Lalu bagaimana sikap terhadap aliran akidah dalam Islam? Prof. Dr. Musayyar menegaskan, apabila sebagian kelompok mengafirkan orang- orang yang berbeda dengan mereka, maka kita tidak mengafirkan kelompok yang melakukan pengafiran ini. Kalau tidak, kita sama saja seperti mereka dalam kesesatan. Seharusnya yang kita lakukan adalah memberi nasihat dan memberikan penjelasan-penjelasan dan memohon keampunan dan istiqamah untuk mereka.

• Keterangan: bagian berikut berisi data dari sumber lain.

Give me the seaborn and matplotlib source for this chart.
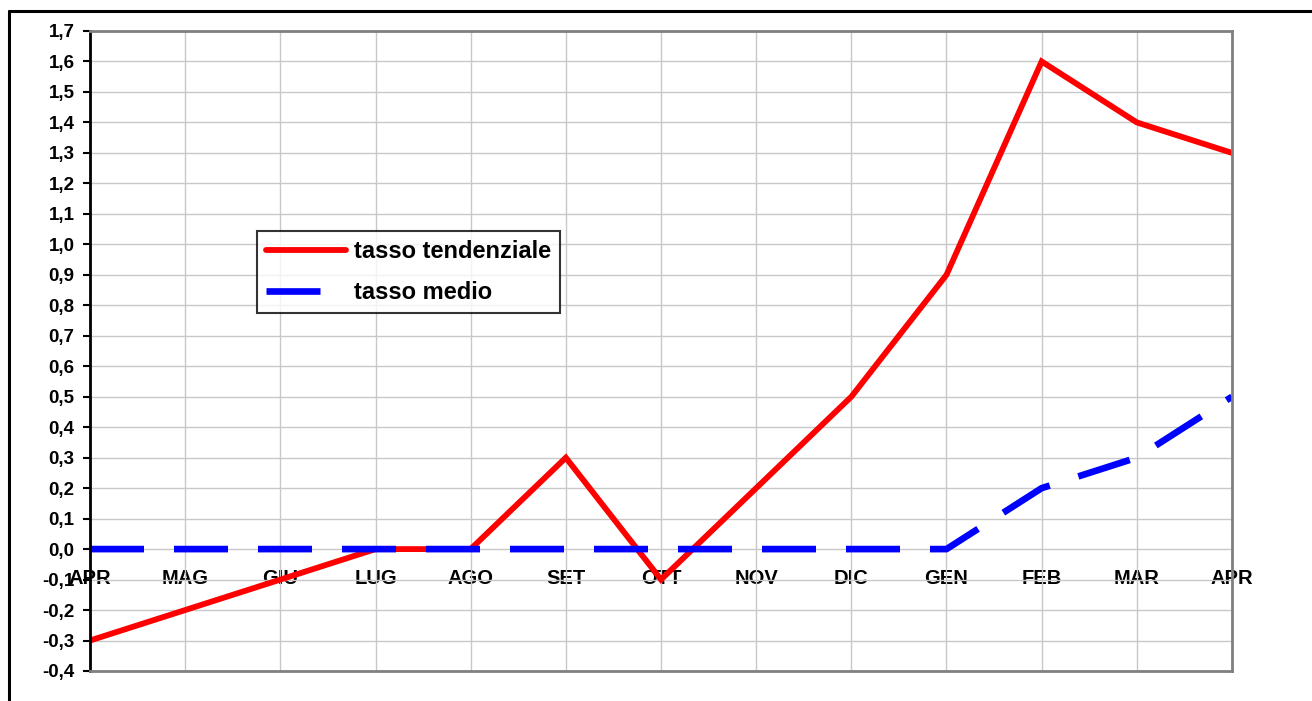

Sikap kita terhadap kelompok lain yang berbeda selama itu adalah perbedaan-perbedaan yang tidak menyangkut ushul (prinsip dasar Iman) seperti disebutkan di atas, seharusnya masih dalam koridor beda pendapat yang berlandaskan prinsip saling menghormati dan saling menghargai. Bukan otoritas kita untuk mempertanyakan keimanan dan keislaman orang lain. Mempertanyakan secara detail keimanan dan keislaman orang lain ini sangat ditentang oleh Ibnu Suraij ketika dia menjadi salah seorang jaksa yang mewakili Syafi'iyah dalam persidangan al-Hallaj. Dan setelah itu dia menarik diri dan mundur dari persidangan itu. Walaupun berbeda, dalam mazhab ahlusssunnah wal jama'ah sesungguhnya adalah menjauhkan diri dari pengakifarn kelompok lain yang tidak sepaham. Hal tersebut bisa kita lihat dari pernyataan Imam al-Bajuri dalam uraiannya terhadap kitab al-Jauharah [Jauharah al-Tauhid]. Setelah menjelaskan prinsip ahlussunnah wal jama'ah, beliau berkata:



"Kelompok Khawarij berpendapat bahwa pelaku dosa itu kafir. Dan mereka menjadikannya semua sebagai dosa-dosa besar. Mereka tidak dikafirkan dengan pendapat mereka ini,--padahal mengafirkan orang mu'min itu hukumnya kafir-- karena itu hasil dari ta'wil (upaya penafsiran) dan ijtihad." [lihat Syarah Jauharah, bait ke 115].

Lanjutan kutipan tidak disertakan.